The evening draws in, and the curtains close. Time to shut out the world and await the dawning day.
Through the Window
The garden seems withered and neglected. Two ancient cars, covered in blue, engrossed by brambles and ivy. The trees, behind the fence, lean over as though they are protecting the vehicles from the elements, their branches and greenery bending over as if trying to hug them.
An evergreen hedge runs adjacent to them. Ivy bursting out on stems, as if reaching for air and gasping for sunlight. A light breeze flutters through the leaves, making them dance delightfully. All they need is some music to accompany them.
Dull light beams down from the cloudy covered sky. The bright grey clouds moving along to their own melody.
The faded fence appears dull and tired, as life passes by. The old brick buildings shabby and could do with a lick of paint. A female blackbird, with her coffee brown feathers, perched on one corner, peering around like a guard on duty, wary and unsure of her place, flies off into the protective arms of the trees.
Sunlight tries to escape through the clouds, but they push the warmth back like prisoner guards.
A white-grey feather floats slowly towards the ground, landing softly amongst the wilted brown, sparse patches of grass, which attempts to cover the dark, dirty land.
A male blackbird, his orange beak shining as the rays shine upon him with his glossy black feathers, bobs between the cars, his jolty hops stop as a young blackbird appears. With his dull, brown feathers and partially grown tail, he bounces over the uneven ground, toppling as if he’s about to fall as he stops, but catches himself. Eventually, he bobs under the hedge to safety. The dad watches making sure the area is safe, but there’s no need to call out an alarm call. Then he follows his young son under the hedge, before hopping back out, moving move steadily than the youngster. As if he’s been jumping around for years. But he stops startled as a house sparrow flies low over him. The sparrow reappears running over the ground in small spurts, stops, looks around and sprints again.
After two short hops, the male blackbird’s wings take hold, and he flies into the hedge in a smooth flight of freedom.
The cheerful chirps of house sparrows can be heard from the hedge, floating on the breeze. A single chirp in a continuous call. The male blackbird pops back out, in his start, stop running movement. Freezing, he jabs at the ground with his dagger-like beak, locating whatever grub becomes his next meal. Then it’s back to his jolly bounce across the ground and into the hedge. Unsure, he spends only a few minutes out at any time, and merely comes out half a metre or so.
A swift darts, screaming overhead, under the patch of sea blue sky which as broken free of the prison guards, which try to catch up and lock it away again.
The house sparrows are braver than the blackbird, as they fly in and out of the hedge.
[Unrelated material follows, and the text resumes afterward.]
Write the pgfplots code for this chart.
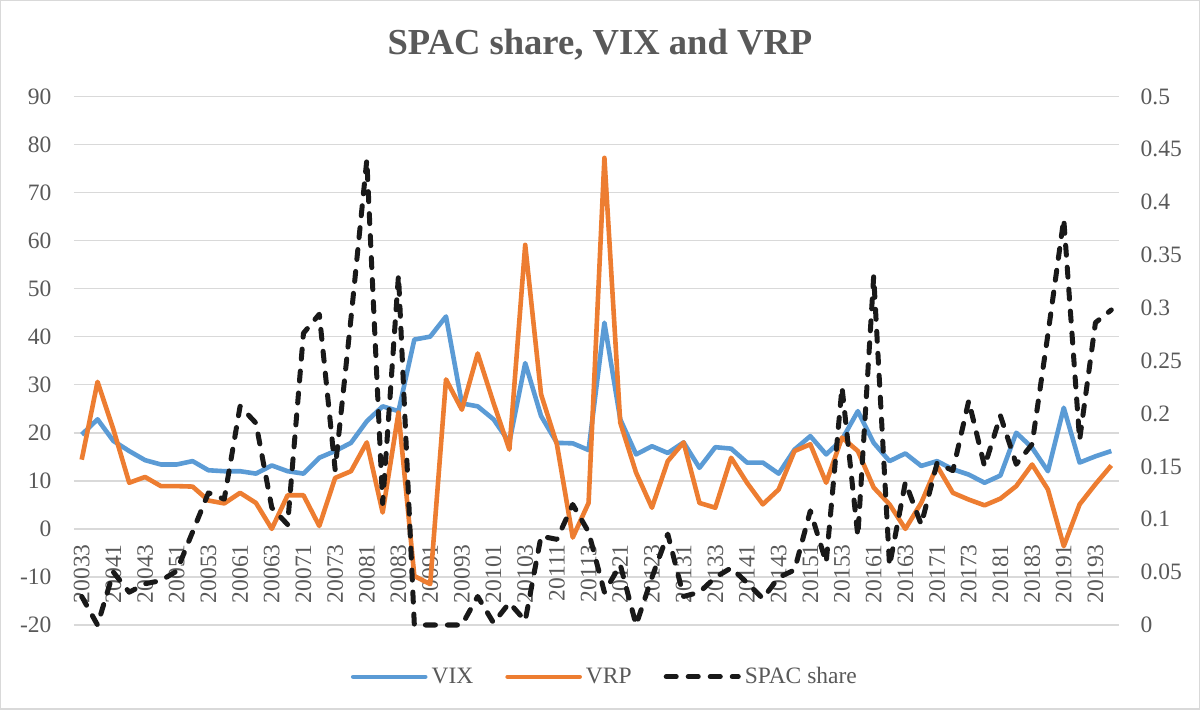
\documentclass[border=0pt]{standalone}
\usepackage{fontspec}
\setmainfont{Liberation Serif}
\usepackage{pgfplots}
\pgfplotsset{compat=1.18}
\usepackage{pgfplotstable}
\definecolor{vixblue}{HTML}{5B9BD5}
\definecolor{vrporange}{HTML}{ED7D31}
\definecolor{gridgray}{HTML}{D9D9D9}
\definecolor{txtgray}{HTML}{595959}

\pgfplotstableread{
i q vix vrp spac
0 20033 19.6 14.4 0.027
1 20034 22.8 30.6 0.000
2 20041 18.3 20.7 0.050
3 20042 16.2 9.6 0.031
4 20043 14.3 10.8 0.039
5 20044 13.4 8.9 0.042
6 20051 13.4 8.9 0.051
7 20052 14.1 8.8 0.088
8 20053 12.2 5.9 0.125
9 20054 12.0 5.3 0.119
10 20061 12.0 7.5 0.207
11 20062 11.5 5.4 0.191
12 20063 13.2 0.0 0.111
13 20064 12.0 7.0 0.095
14 20071 11.5 7.0 0.276
15 20072 14.8 0.6 0.294
16 20073 16.2 10.6 0.147
17 20074 17.9 12.0 0.290
18 20081 22.4 18.0 0.440
19 20082 25.5 3.4 0.115
20 20083 24.5 24.2 0.331
21 20084 39.4 -9.8 0.000
22 20091 40.0 -11.5 0.000
23 20092 44.2 31.1 0.000
24 20093 26.1 24.8 0.000
25 20094 25.5 36.5 0.027
26 20101 22.8 26.2 0.002
27 20102 18.0 16.5 0.021
28 20103 34.5 59.1 0.004
29 20104 23.5 28.0 0.084
30 20111 17.9 17.6 0.081
31 20112 17.8 -1.8 0.114
32 20113 16.4 5.4 0.088
33 20114 42.9 77.2 0.031
34 20121 22.8 22.1 0.057
35 20122 15.5 11.7 0.000
36 20123 17.2 4.4 0.045
37 20124 15.8 14.1 0.086
38 20131 18.0 18.0 0.027
39 20132 12.7 5.4 0.031
40 20133 17.0 4.4 0.045
41 20134 16.7 14.8 0.054
42 20141 13.8 9.6 0.040
43 20142 13.8 5.1 0.025
44 20143 11.5 8.2 0.045
45 20144 16.5 16.2 0.052
46 20151 19.3 17.6 0.108
47 20152 15.5 9.6 0.059
48 20153 18.6 19.0 0.225
49 20154 24.5 16.2 0.084
50 20161 17.9 8.6 0.330
51 20162 14.1 5.1 0.056
52 20163 15.7 0.0 0.135
53 20164 13.1 5.4 0.095
54 20171 14.1 13.1 0.153
55 20172 12.4 7.5 0.146
56 20173 11.3 6.1 0.212
57 20174 9.6 4.9 0.150
58 20181 11.1 6.3 0.198
59 20182 20.0 8.9 0.152
60 20183 16.9 13.4 0.171
61 20184 12.0 8.2 0.275
62 20191 25.2 -3.6 0.384
63 20192 13.8 5.1 0.175
64 20193 15.1 9.3 0.286
65 20194 16.2 13.2 0.298
}\datatable

\newcommand{\tickfont}{\fontsize{11.75}{14}\selectfont}

\begin{document}
\begin{tikzpicture}
\draw[gridgray, line width=0.75pt] (0.5pt,0.5pt) rectangle (599.5pt,354.5pt);
\node[font=\fontsize{18.3}{22}\selectfont\bfseries, text=txtgray] at (300pt,332.5pt) {SPAC share, VIX and VRP};
\begin{axis}[
  at={(37pt,42.5pt)}, anchor=south west,
  scale only axis, width=522.5pt, height=264.2pt,
  xmin=-0.5, xmax=65.5, ymin=-20, ymax=90,
  axis x line=middle, axis y line=left,
  axis line style={draw=none},
  hide obscured x ticks=false, hide obscured y ticks=false,
  major tick length=0pt,
  ytick={-20,-10,0,10,20,30,40,50,60,70,80,90},
  yticklabels={-20,-10,0,10,20,30,40,50,60,70,80,90},
  ymajorgrids, grid style={gridgray, line width=0.75pt},
  xtick={0,2,...,64},
  xticklabels={20033,20041,20043,20051,20053,20061,20063,20071,20073,20081,20083,20091,20093,20101,20103,20111,20113,20121,20123,20131,20133,20141,20143,20151,20153,20161,20163,20171,20173,20181,20183,20191,20193},
  tick label style={font=\tickfont, text=txtgray},
  xticklabel style={rotate=90, anchor=east, inner ysep=0pt, inner xsep=7.5pt},
  yticklabel style={anchor=east, inner sep=0pt, xshift=-11pt},
  clip=false,
]
\addplot[vixblue, line width=2.3pt, line join=round] table[x=i,y=vix]{\datatable};
\addplot[vrporange, line width=2.3pt, line join=round] table[x=i,y=vrp]{\datatable};
\end{axis}
\begin{axis}[
  at={(37pt,42.5pt)}, anchor=south west,
  scale only axis, width=522.5pt, height=264.2pt,
  xmin=-0.5, xmax=65.5, ymin=0, ymax=0.5,
  axis x line=none, axis y line*=right,
  axis line style={draw=none},
  major tick length=0pt,
  ytick={0,0.05,0.1,0.15,0.2,0.25,0.3,0.35,0.4,0.45,0.5},
  yticklabels={0,0.05,0.1,0.15,0.2,0.25,0.3,0.35,0.4,0.45,0.5},
  tick label style={font=\tickfont, text=txtgray},
  yticklabel style={anchor=west, inner sep=0pt, xshift=10.5pt},
  clip=false,
  legend style={at={(0.509,-0.098)}, anchor=center, draw=none, fill=none,
    font=\tickfont, text=txtgray, legend columns=-1,
    /tikz/every even column/.append style={column sep=14pt},
    nodes={inner sep=2pt}},
  legend image code/.code={\draw[#1] (0pt,0pt) -- (36pt,0pt);},
]
\addlegendimage{vixblue, line width=2.3pt, line cap=round}
\addlegendentry{VIX}
\addlegendimage{vrporange, line width=2.3pt, line cap=round}
\addlegendentry{VRP}
\addplot[black!90, line width=2.5pt, dash pattern=on 5pt off 6pt, line cap=round, line join=round] table[x=i,y=spac]{\datatable};
\addlegendentry{SPAC share}
\end{axis}
\end{tikzpicture}
\end{document}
A male lands in front of the abandoned cars and tosses dirt around, searching for a tasty morsel to feed his young. The short, sharp beak lifting debris and throwing it out of the way in quick head flicking movements.
The sea blue sky breaks free once more, and the sun shines out from behind its guards, bringing sunlight to the ground and making the ivy shine. Suddenly the trees seem more alive and turn from a dark dull brown to a light brown-grey, lit up by the sun.
The hibiscus is in full flower. The flowers, purple and white stand proud in bloom. Insects cover the plant as the sun lights up the petals, some come and go, some staying for a while.
The busy bumblebee leaves the hibiscus, buzzing away on the breeze. Loaded with cream pollen, which dusts all her fur, you can no longer recognise what type she may be. The flight path unsteady as she dips up and down due to the extra weight she’s carrying. Stopping for a brief rest on the wall, she continues her journey home.
Butterflies also come to feed. With hundreds of flowers, there’s plenty to share. No arguments occur, as the nectar becomes their drink for the day.
The scent fills the air, the petals soft against the palm of my hand, as I remove a few of the dead buds, allowing room for others to open wide.
As the light fades to dusk, all disappear. The hibiscus is left alone in her thoughts. Another day complete, she lets a few flowers, which are past their date close and fade away. Dropping to the floor, they will re-join the earth, their life complete, in the knowledge they have fed and helped several insects in their life to survive.